— Start of Provided data —
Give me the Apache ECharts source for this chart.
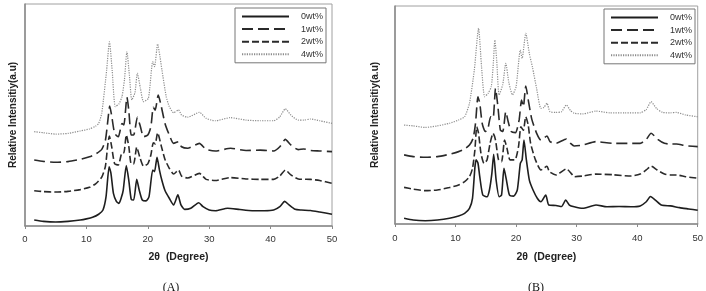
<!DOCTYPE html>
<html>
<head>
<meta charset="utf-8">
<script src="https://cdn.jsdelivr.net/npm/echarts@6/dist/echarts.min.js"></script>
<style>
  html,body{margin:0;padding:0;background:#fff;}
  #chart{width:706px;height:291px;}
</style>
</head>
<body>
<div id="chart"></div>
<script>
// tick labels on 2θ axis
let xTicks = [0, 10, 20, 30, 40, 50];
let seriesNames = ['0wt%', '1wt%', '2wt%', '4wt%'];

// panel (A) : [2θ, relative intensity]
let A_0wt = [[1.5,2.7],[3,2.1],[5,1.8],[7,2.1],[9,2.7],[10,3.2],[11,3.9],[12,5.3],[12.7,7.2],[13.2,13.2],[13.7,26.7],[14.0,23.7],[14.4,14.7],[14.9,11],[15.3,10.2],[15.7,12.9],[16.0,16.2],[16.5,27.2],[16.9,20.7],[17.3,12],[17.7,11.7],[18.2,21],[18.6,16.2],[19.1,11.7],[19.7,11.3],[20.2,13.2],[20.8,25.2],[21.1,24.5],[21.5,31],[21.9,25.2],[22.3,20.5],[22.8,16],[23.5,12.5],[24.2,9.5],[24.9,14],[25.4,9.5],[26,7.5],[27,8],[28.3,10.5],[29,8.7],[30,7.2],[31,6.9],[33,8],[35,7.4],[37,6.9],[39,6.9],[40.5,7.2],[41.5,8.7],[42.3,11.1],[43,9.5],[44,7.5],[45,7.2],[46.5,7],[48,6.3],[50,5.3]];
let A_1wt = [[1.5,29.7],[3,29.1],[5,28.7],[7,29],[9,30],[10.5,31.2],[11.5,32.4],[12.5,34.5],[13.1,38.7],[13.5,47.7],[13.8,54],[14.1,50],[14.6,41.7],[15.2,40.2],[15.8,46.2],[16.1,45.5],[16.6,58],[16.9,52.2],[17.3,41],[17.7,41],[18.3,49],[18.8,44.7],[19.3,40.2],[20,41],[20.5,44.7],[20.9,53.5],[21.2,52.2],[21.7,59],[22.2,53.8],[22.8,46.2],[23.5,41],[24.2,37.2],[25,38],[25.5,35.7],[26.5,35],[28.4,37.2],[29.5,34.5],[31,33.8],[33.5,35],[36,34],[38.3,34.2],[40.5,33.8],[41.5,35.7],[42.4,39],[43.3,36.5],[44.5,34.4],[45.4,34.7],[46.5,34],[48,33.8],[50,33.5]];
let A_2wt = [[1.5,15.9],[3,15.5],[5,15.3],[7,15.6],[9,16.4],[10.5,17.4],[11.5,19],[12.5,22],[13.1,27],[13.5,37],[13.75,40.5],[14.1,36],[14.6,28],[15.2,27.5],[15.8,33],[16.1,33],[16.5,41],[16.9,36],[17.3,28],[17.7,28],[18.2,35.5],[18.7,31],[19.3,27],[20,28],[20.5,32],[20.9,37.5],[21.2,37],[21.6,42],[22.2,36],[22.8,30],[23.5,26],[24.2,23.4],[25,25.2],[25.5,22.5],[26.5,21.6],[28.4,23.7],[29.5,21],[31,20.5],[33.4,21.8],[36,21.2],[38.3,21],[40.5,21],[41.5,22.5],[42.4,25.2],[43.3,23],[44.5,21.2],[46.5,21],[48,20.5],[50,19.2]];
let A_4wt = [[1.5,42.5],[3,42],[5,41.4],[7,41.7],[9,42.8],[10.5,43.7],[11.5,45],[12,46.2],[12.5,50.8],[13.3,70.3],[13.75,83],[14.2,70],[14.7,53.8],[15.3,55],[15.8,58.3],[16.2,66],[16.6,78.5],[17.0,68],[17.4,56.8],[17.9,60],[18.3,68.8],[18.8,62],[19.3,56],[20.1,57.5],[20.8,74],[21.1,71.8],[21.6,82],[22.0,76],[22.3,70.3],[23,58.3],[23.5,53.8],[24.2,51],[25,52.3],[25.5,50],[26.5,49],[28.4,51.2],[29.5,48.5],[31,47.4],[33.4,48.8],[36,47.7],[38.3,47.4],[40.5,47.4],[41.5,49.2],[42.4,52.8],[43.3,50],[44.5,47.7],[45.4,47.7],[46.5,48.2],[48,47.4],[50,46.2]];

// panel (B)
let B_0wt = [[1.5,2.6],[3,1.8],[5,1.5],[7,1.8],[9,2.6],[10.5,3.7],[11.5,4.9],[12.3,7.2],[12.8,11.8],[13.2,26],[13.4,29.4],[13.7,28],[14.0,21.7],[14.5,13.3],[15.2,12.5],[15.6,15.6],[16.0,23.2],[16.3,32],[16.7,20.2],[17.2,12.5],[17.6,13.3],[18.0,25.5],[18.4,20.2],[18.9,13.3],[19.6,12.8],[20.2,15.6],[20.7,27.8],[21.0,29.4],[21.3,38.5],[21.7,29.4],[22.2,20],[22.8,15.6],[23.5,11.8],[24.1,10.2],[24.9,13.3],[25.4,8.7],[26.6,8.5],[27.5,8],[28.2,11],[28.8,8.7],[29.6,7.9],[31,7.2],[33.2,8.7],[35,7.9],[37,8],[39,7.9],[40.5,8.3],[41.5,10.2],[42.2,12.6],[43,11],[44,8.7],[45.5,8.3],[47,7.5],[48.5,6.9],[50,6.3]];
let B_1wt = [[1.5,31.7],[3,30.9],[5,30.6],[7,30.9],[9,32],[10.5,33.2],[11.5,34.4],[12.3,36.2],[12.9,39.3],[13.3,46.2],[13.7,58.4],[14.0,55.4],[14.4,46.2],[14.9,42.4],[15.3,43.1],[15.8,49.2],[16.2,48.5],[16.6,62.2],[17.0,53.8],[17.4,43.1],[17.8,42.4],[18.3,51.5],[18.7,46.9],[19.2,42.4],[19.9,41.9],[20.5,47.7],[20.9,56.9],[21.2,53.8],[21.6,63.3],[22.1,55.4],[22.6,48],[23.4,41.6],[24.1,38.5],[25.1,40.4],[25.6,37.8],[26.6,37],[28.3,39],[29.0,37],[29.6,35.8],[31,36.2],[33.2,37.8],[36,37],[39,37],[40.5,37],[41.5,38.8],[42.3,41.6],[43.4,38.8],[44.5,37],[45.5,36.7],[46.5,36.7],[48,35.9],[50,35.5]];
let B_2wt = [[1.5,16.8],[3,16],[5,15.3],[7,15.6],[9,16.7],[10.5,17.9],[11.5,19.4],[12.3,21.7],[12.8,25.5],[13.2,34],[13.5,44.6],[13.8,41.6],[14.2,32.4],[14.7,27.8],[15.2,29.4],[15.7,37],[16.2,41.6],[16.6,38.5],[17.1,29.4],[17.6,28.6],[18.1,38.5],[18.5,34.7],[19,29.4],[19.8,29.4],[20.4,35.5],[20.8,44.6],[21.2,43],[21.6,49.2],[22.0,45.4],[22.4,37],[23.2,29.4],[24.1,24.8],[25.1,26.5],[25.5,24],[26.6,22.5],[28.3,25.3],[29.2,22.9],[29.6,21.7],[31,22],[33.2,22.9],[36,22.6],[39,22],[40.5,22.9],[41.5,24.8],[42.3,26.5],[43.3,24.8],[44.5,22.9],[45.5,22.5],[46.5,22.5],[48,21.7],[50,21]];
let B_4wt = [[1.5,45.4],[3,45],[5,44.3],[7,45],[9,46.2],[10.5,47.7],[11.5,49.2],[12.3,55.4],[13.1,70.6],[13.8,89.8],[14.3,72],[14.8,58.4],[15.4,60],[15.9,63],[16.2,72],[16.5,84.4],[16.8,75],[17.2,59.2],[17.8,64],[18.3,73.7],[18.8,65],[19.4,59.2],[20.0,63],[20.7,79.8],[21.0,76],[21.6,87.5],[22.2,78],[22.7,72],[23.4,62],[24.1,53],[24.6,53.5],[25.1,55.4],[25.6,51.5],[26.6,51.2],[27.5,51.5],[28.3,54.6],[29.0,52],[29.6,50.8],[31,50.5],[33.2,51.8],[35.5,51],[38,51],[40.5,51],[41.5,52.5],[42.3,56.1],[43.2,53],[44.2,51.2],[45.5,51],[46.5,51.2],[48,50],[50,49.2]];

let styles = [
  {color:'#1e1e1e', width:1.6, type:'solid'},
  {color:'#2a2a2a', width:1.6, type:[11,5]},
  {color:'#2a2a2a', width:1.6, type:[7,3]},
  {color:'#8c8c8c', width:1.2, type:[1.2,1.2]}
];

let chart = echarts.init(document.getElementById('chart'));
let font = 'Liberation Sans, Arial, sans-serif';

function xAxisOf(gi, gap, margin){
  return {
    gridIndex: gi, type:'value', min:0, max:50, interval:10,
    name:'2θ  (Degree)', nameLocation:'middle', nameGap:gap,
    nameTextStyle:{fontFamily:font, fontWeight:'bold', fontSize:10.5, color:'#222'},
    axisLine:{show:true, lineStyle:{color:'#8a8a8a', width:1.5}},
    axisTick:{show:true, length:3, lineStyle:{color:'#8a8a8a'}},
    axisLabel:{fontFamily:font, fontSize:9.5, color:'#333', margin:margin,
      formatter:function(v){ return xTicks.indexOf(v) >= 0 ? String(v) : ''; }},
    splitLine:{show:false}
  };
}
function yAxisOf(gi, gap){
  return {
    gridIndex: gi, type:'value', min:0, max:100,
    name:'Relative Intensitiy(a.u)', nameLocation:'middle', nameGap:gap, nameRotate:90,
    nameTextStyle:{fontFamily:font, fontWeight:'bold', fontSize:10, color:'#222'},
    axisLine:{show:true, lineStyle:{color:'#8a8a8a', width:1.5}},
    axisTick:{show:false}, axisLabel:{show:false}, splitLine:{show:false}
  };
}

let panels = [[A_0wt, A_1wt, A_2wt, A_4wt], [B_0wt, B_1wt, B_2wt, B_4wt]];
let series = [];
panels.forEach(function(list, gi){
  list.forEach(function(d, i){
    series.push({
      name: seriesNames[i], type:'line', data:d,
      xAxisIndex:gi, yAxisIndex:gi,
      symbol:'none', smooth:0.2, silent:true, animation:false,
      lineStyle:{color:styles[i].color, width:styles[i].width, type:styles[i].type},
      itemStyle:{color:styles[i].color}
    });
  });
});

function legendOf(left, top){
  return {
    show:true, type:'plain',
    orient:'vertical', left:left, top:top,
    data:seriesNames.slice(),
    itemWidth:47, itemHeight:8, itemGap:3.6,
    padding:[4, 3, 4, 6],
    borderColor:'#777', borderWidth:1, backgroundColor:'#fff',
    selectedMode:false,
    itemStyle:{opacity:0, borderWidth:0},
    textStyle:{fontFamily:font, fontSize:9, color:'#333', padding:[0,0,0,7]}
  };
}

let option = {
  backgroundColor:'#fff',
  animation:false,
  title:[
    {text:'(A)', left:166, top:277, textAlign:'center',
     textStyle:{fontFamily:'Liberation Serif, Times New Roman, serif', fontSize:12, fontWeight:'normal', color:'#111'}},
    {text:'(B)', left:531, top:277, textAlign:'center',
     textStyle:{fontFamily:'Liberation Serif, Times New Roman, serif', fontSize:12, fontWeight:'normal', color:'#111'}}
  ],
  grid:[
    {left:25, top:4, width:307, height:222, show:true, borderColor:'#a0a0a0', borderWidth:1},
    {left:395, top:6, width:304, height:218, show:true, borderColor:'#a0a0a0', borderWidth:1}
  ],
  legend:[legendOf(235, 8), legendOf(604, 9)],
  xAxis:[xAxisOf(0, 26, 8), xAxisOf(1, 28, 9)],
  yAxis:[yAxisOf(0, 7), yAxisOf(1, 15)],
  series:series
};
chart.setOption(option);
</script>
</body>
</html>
— End of Provided data —
Exercise – Extract, word for word, each line from the top of the data down to and including the line with "let seriesNames = ['0wt%', '1wt%', '2wt%', '4wt%'];"; skip the pictures.

Answer in full –
Give me the Apache ECharts source for this chart.
<!DOCTYPE html>
<html>
<head>
<meta charset="utf-8">
<script src="https://cdn.jsdelivr.net/npm/echarts@6/dist/echarts.min.js"></script>
<style>
  html,body{margin:0;padding:0;background:#fff;}
  #chart{width:706px;height:291px;}
</style>
</head>
<body>
<div id="chart"></div>
<script>
// tick labels on 2θ axis
let xTicks = [0, 10, 20, 30, 40, 50];
let seriesNames = ['0wt%', '1wt%', '2wt%', '4wt%'];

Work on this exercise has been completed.